Not like Krypton superpowers, but “useful” superpowers. Because how many times do you need to have lasers shoot out of your eyes. Okay, bad first example, because that IS really cool. But you have to admit that some superpowers are really not that cool. Like those stupid WonderTwins, one turned into animals and one turned into things shaped from water. Zan, form of a bucket of water. Jayna, form of a camel. And don’t even get me started on their pet space monkey, Gleek. I think Gleek’s special power was being able to make that bucket of water disappear and then magically….reappear.

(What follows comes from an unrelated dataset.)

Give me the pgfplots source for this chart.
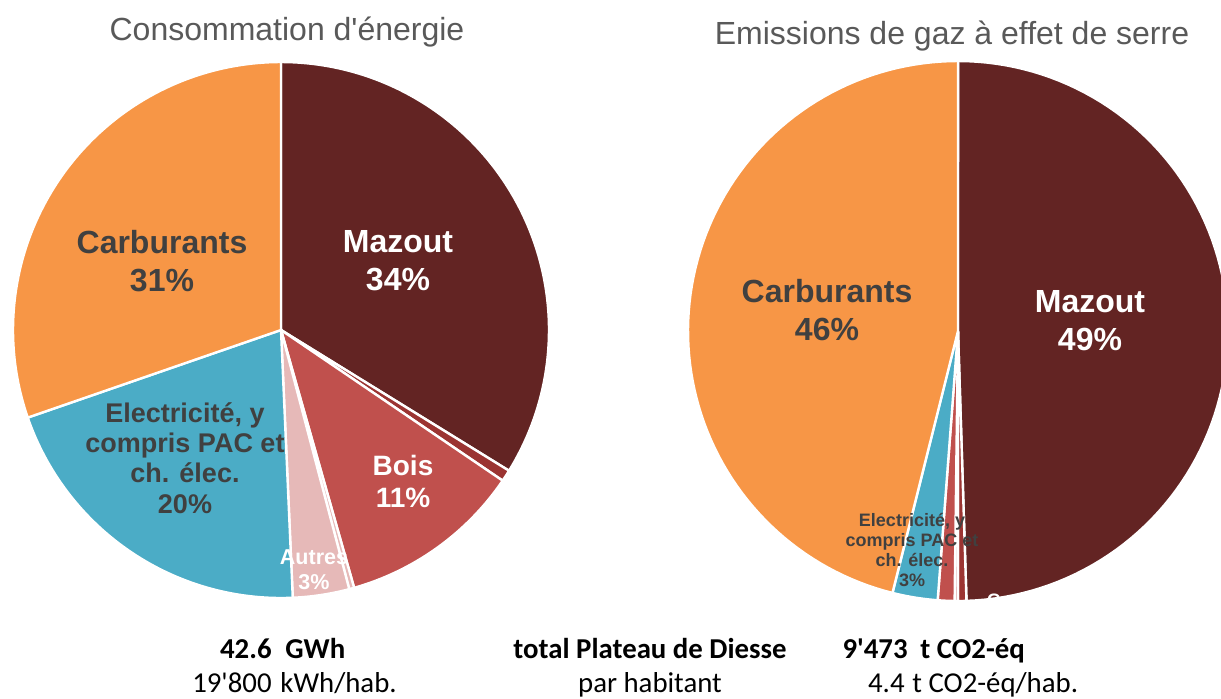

At least he was housetrained.
Seriously, let me explain my superpower awesomeness:
The ability to know which lane is the slowest in traffic…and merge into that lane. Yes. I know. You’re jealous. But don’t worry – you, too, can have this skill. First, find some traffic. Second, start driving and look for these key signs that the lane is about drop 10 miles per hour: people texting while driving, geriatric drivers heading for a Luby’s early-bird-special, and my favorite, people who have to look at their passengers when driving. Why do people do this? This is just retarded. Your passenger knows what you look like, and you’re separated by mere feet in a practically soundproof chamber. Just drive. You can talk, they’ll still hear you, dumbass.
The ability to order awesomely at restaurants. Oh, this is an incredibly useful superpower, I can scan a menu and know exactly what will taste good at that moment. I used to think this was because I always ordered things with bacon – but then I realized “no, this IS a superpower” and then I just learned to live with my greatness. This superpower is coupled with the ability to remember where I ate delicious food. If you need to know where to get snowcones, brick oven pizza and bacon jam (yes, this magic exists)…just call me, I’ll blow your mind with places to go.
The ability to remember useless trivia. I have mentioned this before – if you are on a game show – make me your “phone a friend” … and then prepare for the money to roll the fuck in. Unless it’s geography – while I can tell you where food is, I cannot tell you what direction I am facing.
That’s my kryptonite. Well, that and camping. I freakin’ hate camping.